Eye witnesses reported to the Los Angeles Times that the police attack on the RCP/USA demonstration was unprovoked, but the party members waded into the police screaming "Kill the Pigs" and began hitting officers with wooden doweling that was being used to support red flags. RCP/USA demonstrators were pictured in the Los Angeles Times soaked in bood. One demonstrator was photographed with an empty soda pop bottle in his rear pocket and one of the 32 detainees was carrying a .45 caliber pistol in a shoulder holster. In spite of the attack by the LAPD against the RCP/USA the remainer of their cadre continued the demonstration to Pershing Square shouting slogans like "Red, White and Blue we spit on you. You stand for plunder you shall go under." and reiterated their assertion that Damian Garcia had been murdered by the LAPD.2
By way of contrast the PLP held a late May Day demonstration along the same parade route the folowing Saturday. The attracted more than 250 marchers observed by only 30 police officers. The remained on the sidewalks and there was no violence despite the PLP's vitriolic slogans e.g. "Hang the Nazis" "Death to the KKK" "Turn the Bosses War into Revolutionary War" and "KKK + KKKarter Means Racist War". According to PLP spokesman Barry Sautman, interviewed by the Los Angeles Times, "we disagree with them [the RCP/USA] on almost every issue and sometimes I think the group is close to crazy."3 The Los Angeles City Attorney dropped charges against 28 RCP/USA party members and 4 cases were held over for trial or other disposition.4
The RCP/USA was riding high on a wave of publicity. Bob Avakian and 16 others were still awaiting trial on 27 felony accounts stemming from demonstrations in Washington D.C. against Teng Chow-ping who had just completed a tour of the United States and met with President Jimmy Carter. The RCP/USA organized a "Committee to Give a Fitting Welcome to Teng Chow-ping" and undertaken many actions including the vandalism of the newly built Chinese Embassy in Washington and the disruption of a White House ceremony with Jimmy Carter and Teng present at the time.

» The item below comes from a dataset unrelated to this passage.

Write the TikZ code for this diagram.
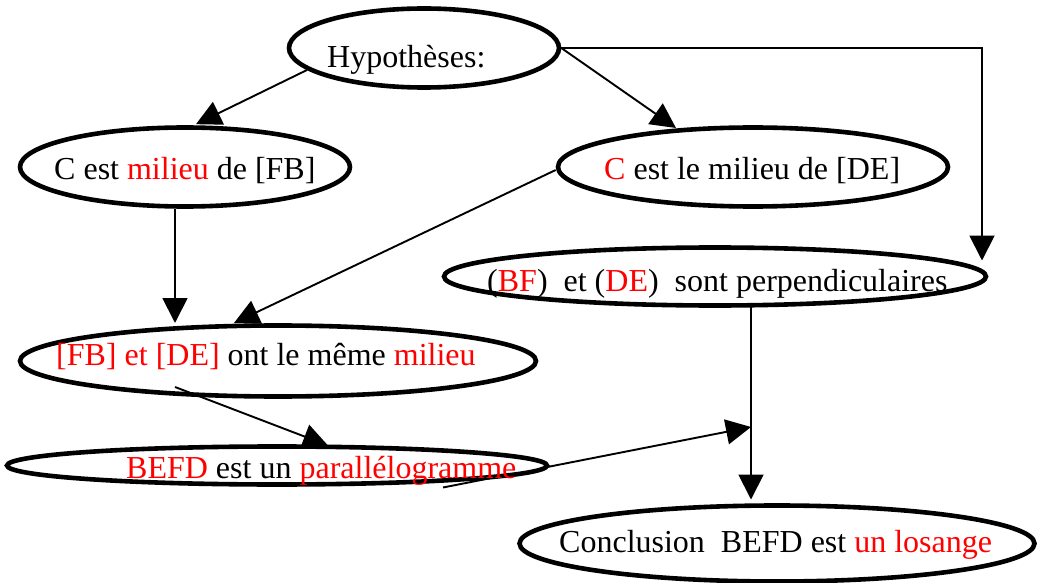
\documentclass[tikz,border=0pt]{standalone}
\usepackage{fontspec}
\setmainfont{Liberation Serif}
\usetikzlibrary{shapes.geometric,arrows.meta,calc,backgrounds}
\definecolor{rd}{RGB}{255,0,0}
\begin{document}
\begin{tikzpicture}[x=1pt,y=-1pt,
  ell/.style={ellipse, draw=black, line width=4.6pt, fill=white, inner sep=0pt},
  txt/.style={anchor=base west, inner sep=0pt, font=\fontsize{32}{38}\selectfont},
  conn/.style={line width=1.9pt, -{Triangle[length=25pt,width=25pt]}}]
\useasboundingbox (0,0) rectangle (1037,583);
% ellipses
\node[ell, minimum width=270pt, minimum height=79pt] (hyp) at (424,48) {};
\node[ell, minimum width=330pt, minimum height=79pt] (cfb) at (185,167) {};
\node[ell, minimum width=390pt, minimum height=79pt] (cde) at (753,167) {};
\node[ell, minimum width=542pt, minimum height=58pt] (perp) at (715,276.5) {};
\node[ell, minimum width=516pt, minimum height=71pt] (fbde) at (278,361) {};
\node[ell, minimum width=540pt, minimum height=38pt] (befd) at (277,465.5) {};
\node[ell, minimum width=515pt, minimum height=76pt] (concl) at (777,543.5) {};
% texts
\node[txt] (hypt) at (327,68) {Hypothèses:};
\node[txt] (cfbt) at (54,180) {C est \textcolor{rd}{milieu} de [FB]};
\node[txt] (cdet) at (604,180) {\textcolor{rd}{C} est le milieu de [DE]};
\node[txt] (perpt) at (487,291) {(\textcolor{rd}{BF})\ \ et (\textcolor{rd}{DE})\ \ sont perpendiculaires};
\node[txt] (fbdet) at (56,365) {\textcolor{rd}{[FB] et [DE]} ont le même \textcolor{rd}{milieu}};
\node[txt] (befdt) at (126,478) {\textcolor{rd}{BEFD} est un \textcolor{rd}{parallélogramme}};
\node[txt] (conclt) at (559,552) {Conclusion\ \ BEFD est \textcolor{rd}{un losange}};
% connector drawn over its source ellipse
\draw[conn] ($(fbde.center)+(-103,26)$) -- ($(befd.center)+(51,-20)$);
% connectors behind the ellipses
\begin{pgfonlayer}{background}
\coordinate (join) at (751,427);
\draw[conn] ($(hyp.center)+(-117,22)$) -- ($(cfb.north)+(11,-1)$);
\draw[conn] (hyp.east) -- ($(cde.center)+(-77,-39)$);
\draw[conn] ($(cde.west)+(0,3)$) -- ($(fbde.center)+(-44,-38)$);
\draw[conn] ($(cfb.south)+(-10,0)$) -- ($(fbde.center)+(-103,-38)$);
\draw[conn] ($(befd.center)+(166,22)$) -- (join);
\draw[conn] (hyp.east) -| ($(perp.center)+(267,-16)$);
\draw[conn] ($(perp.center)+(36,30)$) -- ($(concl.center)+(-26,-44)$);
\end{pgfonlayer}
\end{tikzpicture}
\end{document}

Two RCP/USA members, Keith Scott Kozimoto and Sonia J. Ransom od Seattle had inflitrated the ceremony with press credentials from the Workers Press, a local RCP/USA publication, in Seattle. Later that evening 400 members of the RCP/USA, including Clark Kissenger, Bob Avakian and other party noteables broke into a run at the end of a march and charged into Lafayette Park hurrling bottles, sticks, road flares and metal weights at D.C. police. Both officers and demonstrators were observed clubbing one another in a melee that lasted about five minutes. 70 RCP/USA members were arrested.5 50 protesters were freed on "personal recognizance" and 20 remained in jail on reduced bonds as of Feb. 2, 19796 Avakian was released on bond of \$5,000 cash ans $5,000 collateral.7 These events were followed by the March 20 taking of the Alamo by Damian Garcia and others under the title of "Texas, Revolutionary May Day Brigade",8 Garcia's murder April 22, 1980 in Boyle Heights and the smashing of the May Day demonstration in L.A. by the LAPD. The Revolutionary Communist Party had reached it apogee at this moment but was soon to begin it decline. As of May 2, 1980 Avakian was still in the United States.9 and he would soon flee the United States for France and never return. Although all charges were dropped against the RCP/USA members, including the charges against Avakian, Avakian would never return. Garcia's murder would be all but forgotten.
If the RCP/USA' reaction to the Garcia murder enraged the LAPD, it would have the opposite effect on the RCP/USA's rank and file membership. Here, the RCP was riding high on its reputation for its confrontation with the police in Washington D.C. With Avakian awaiting trial, and their March 20 take over of the Alamo a recent memory, an organization which claimed to be ready to initiate an all out revolutionary war against the United States, the police and the Army, was up-staged by a couple of local punks who called their bluff. An organization of the magnitude that the RCP/USA claimed to be couldn't put the hurt on a local street gang who murdered their comrade, face-to-face, without masks in broad daylight in front of more than 50 witnesses. The RCP's refusal to help the LAPD implied that they could settle the score on their own, but their insistance that Garcia was murdered by the cops was a straw man. The RCP didn't strike back against either the police or the local punks who murdered Garcia. What it said to the rank and file membership was that if they were killed durning an RCP/USA sponsored activity, their death would not be avenged. This seriously undermined morale within the organization. After Avakian fled the U.S. people's belief that the RCP was all talk had all but been confirmed. These events marked a downward turn the the RCP both in terms of membership and revolutionary agitation. They had carried their organization to the brink, they could only escalated their confrontations with authorities or be seen backing away. The trend in the RCP was too make it appear that they were covertly under attack by authorities. By spreading rumors that they were being inflitrated by the CIA or FBI who were plotting to assasinate Avakian, while at the same time revising their rhetoric to make the organization appear more docile to the authorities, they silenced any internal opposition. A long revisionist trend followed and their membership dwindled. Their leadership appeared weak, their revolutionary catharsis had come and gone.
1. Los Angeles Times, April 30, 1980, pt.1, p. 28, col.1.
2. ibid., May 2, 1980, pt. 2, p.1, col. 3.
3. ibid., May 4, 1980, pt. 2, p. 1, col. 1.
4. ibid., June 13, 1980, pt 2, p.1, col. 4.
5. Washington Post, Jan. 30, 1979, sec. A, p. 10, col. 1.
6. ibid., Feb. 1, 1979, sec. C, p. 8, col. 1.
7. ibid., Feb. 2, 1979, sec. C, p. 5, col. 5.
8. Los Angeles Times, April 23, 1980, pt. 2, p. 1, col. 4.
9. ibid., May 2, 1980, pt. 2, p. 1, col. 3.